Love, death and laughter in the city of different angels: S.P. Somtow’s Bangkok Gothic
DOI:
https://doi.org/10.25120/etropic.18.1.2019.3688Keywords:
Thai literature, Gothic novel, Gothic laughter, grotesque, OrientalismAbstract
S.P. Somtow’s novel The Other City of Angels (2008) portrays Bangkok as a Gothic metropolis: a city stuck between illusion and reality, where dreams and nightmares come to life, simultaneously backwards and modern, spiritual and material, and full of peculiarities that make one doubt whether such a place exists at all. It is a temple to consumerism filled with fortune tellers and high society serial killers that for Somtow, a composer himself, can best be expressed through the jarringly haunting sounds of Béla Bartók’s music.
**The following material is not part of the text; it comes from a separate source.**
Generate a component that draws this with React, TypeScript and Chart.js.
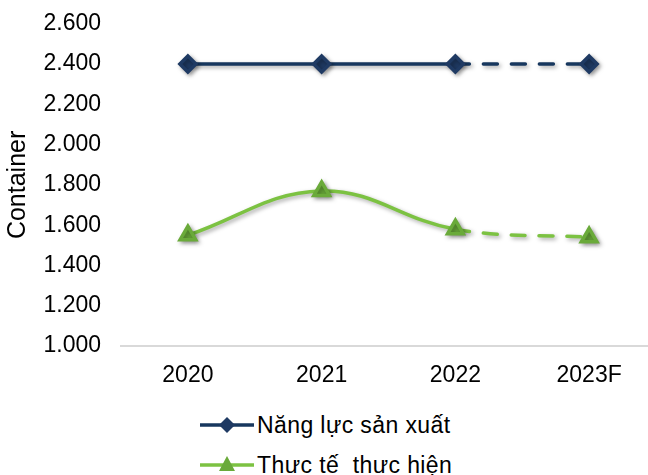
import React, { useEffect, useRef } from "react";
import { Chart, registerables } from "chart.js";

Chart.register(...registerables);

const categories = ["2020", "2021", "2022", "2023F"];
const capacityValues = [2400, 2400, 2400, 2400];
const actualValues = [1550, 1770, 1580, 1540];
const seriesNames = ["Năng lực sản xuất", "Thực tế  thực hiện"];
const yMin = 1000;
const yMax = 2600;
const yStep = 200;
const yTitle = "Container";

const NAVY = "#17375e";
const NAVY_PT = "#1f3a63";
const GREEN = "#7cc242";
const GREEN_PT = "#6aaa3a";
const FONT = "'Liberation Sans', Arial, sans-serif";

const fmt = (v: number) => {
  const th = Math.floor(v / 1000);
  const rest = String(v % 1000).padStart(3, "0");
  return `${th}.${rest}`;
};

const shadowPlugin = {
  id: "shadowPlugin",
  beforeDatasetsDraw(chart: any) {
    const ctx = chart.ctx;
    ctx.save();
    ctx.shadowColor = "rgba(0,0,0,0.35)";
    ctx.shadowBlur = 4;
    ctx.shadowOffsetX = 2;
    ctx.shadowOffsetY = 2;
  },
  afterDatasetsDraw(chart: any) {
    chart.ctx.restore();
  },
};

const dashLast = (ctx: any) => (ctx.p1DataIndex === 3 ? [14, 14] : undefined);

export default function App() {
  const ref = useRef<HTMLCanvasElement | null>(null);
  useEffect(() => {
    if (!ref.current) return;
    const chart = new Chart(ref.current, {
      type: "line",
      data: {
        labels: categories,
        datasets: [
          {
            label: seriesNames[0],
            data: capacityValues,
            borderColor: NAVY,
            backgroundColor: NAVY_PT,
            borderWidth: 3.5,
            borderCapStyle: "round",
            pointStyle: "rectRot",
            pointRadius: 8,
            pointBackgroundColor: NAVY_PT,
            pointBorderColor: NAVY_PT,
            tension: 0,
            segment: { borderDash: dashLast },
          },
          {
            label: seriesNames[1],
            data: actualValues,
            borderColor: GREEN,
            backgroundColor: GREEN_PT,
            borderWidth: 3.5,
            borderCapStyle: "round",
            pointStyle: "triangle",
            pointRadius: 9,
            pointBackgroundColor: GREEN_PT,
            pointBorderColor: GREEN_PT,
            tension: 0.4,
            segment: { borderDash: dashLast },
          },
        ],
      },
      options: {
        responsive: false,
        animation: false,
        devicePixelRatio: 1,
        layout: { autoPadding: false, padding: { top: 0, right: 4, left: 0, bottom: 0 } },
        plugins: { legend: { display: false }, tooltip: { enabled: false } },
        scales: {
          x: {
            type: "category",
            offset: true,
            grid: { display: false, drawTicks: false },
            border: { display: true, color: "#d9d9d9", width: 2 },
            ticks: { color: "#000", font: { family: FONT, size: 23 }, padding: 16 },
            afterFit: (s: any) => {
              s.height = 49;
            },
          },
          y: {
            min: yMin,
            max: yMax,
            grid: { display: false, drawTicks: false },
            border: { display: false },
            ticks: {
              stepSize: yStep,
              color: "#000",
              padding: 20,
              font: { family: FONT, size: 23 },
              callback: (v: any) => fmt(Number(v)),
            },
            title: {
              display: true,
              text: yTitle,
              color: "#000",
              font: { family: FONT, size: 25 },
              padding: { top: 3, bottom: 0 },
            },
            afterFit: (s: any) => {
              s.width = 121;
            },
          },
        },
      },
      plugins: [shadowPlugin],
    });
    return () => chart.destroy();
  }, []);

  const legendItem = (i: number, top: number) => (
    <div
      key={i}
      style={{ position: "absolute", left: 198, top, height: 30, display: "flex", alignItems: "center" }}
    >
      <svg width={58} height={30} style={{ display: "block" }}>
        <line x1={2} y1={15} x2={56} y2={15} stroke={i === 0 ? NAVY : GREEN} strokeWidth={3.5} />
        {i === 0 ? (
          <polygon points="29,7 37,15 29,23 21,15" fill={NAVY_PT} />
        ) : (
          <polygon points="29,6 37,21 21,21" fill={GREEN_PT} />
        )}
      </svg>
      <span style={{ fontFamily: FONT, fontSize: 23, color: "#000", whiteSpace: "pre", marginLeft: 1, letterSpacing: 0.4 }}>
        {seriesNames[i]}
      </span>
    </div>
  );

  return (
    <div
      style={{
        position: "fixed",
        left: 0,
        top: 0,
        width: 648,
        height: 475,
        overflow: "hidden",
        background: "#fff",
      }}
    >
      <canvas
        ref={ref}
        width={660}
        height={405}
        style={{ display: "block", position: "absolute", left: 0, top: -10 }}
      />
      {legendItem(0, 410)}
      {legendItem(1, 450)}
    </div>
  );
}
The Other City of Angels (2008) is a modern retelling of the Gothic tale of Bluebeard’s wife and her fatal discovery of her husband’s dark secret, and – true to its Gothic origins – it is filled with romance, terror, and laughter. This paper focuses on the novel’s comic dimension and discusses Somtow’s use of dark humour and the Gothic grotesque as a strategy to exoticize Bangkok for foreign readers by simultaneously reinforcing and defying Western stereotypes of Bangkok as the Oriental city, once (in)famously described in the Longman dictionary as the city of temples and prostitutes (Independent, 6 July 1993). The paper also explores the way comic elements are used to offset the critical commentary on class division and social inequality that are seen as ingrained in the fabric of Thai culture and further aggravated by the materialism and consumerism characteristic of contemporary Thai society.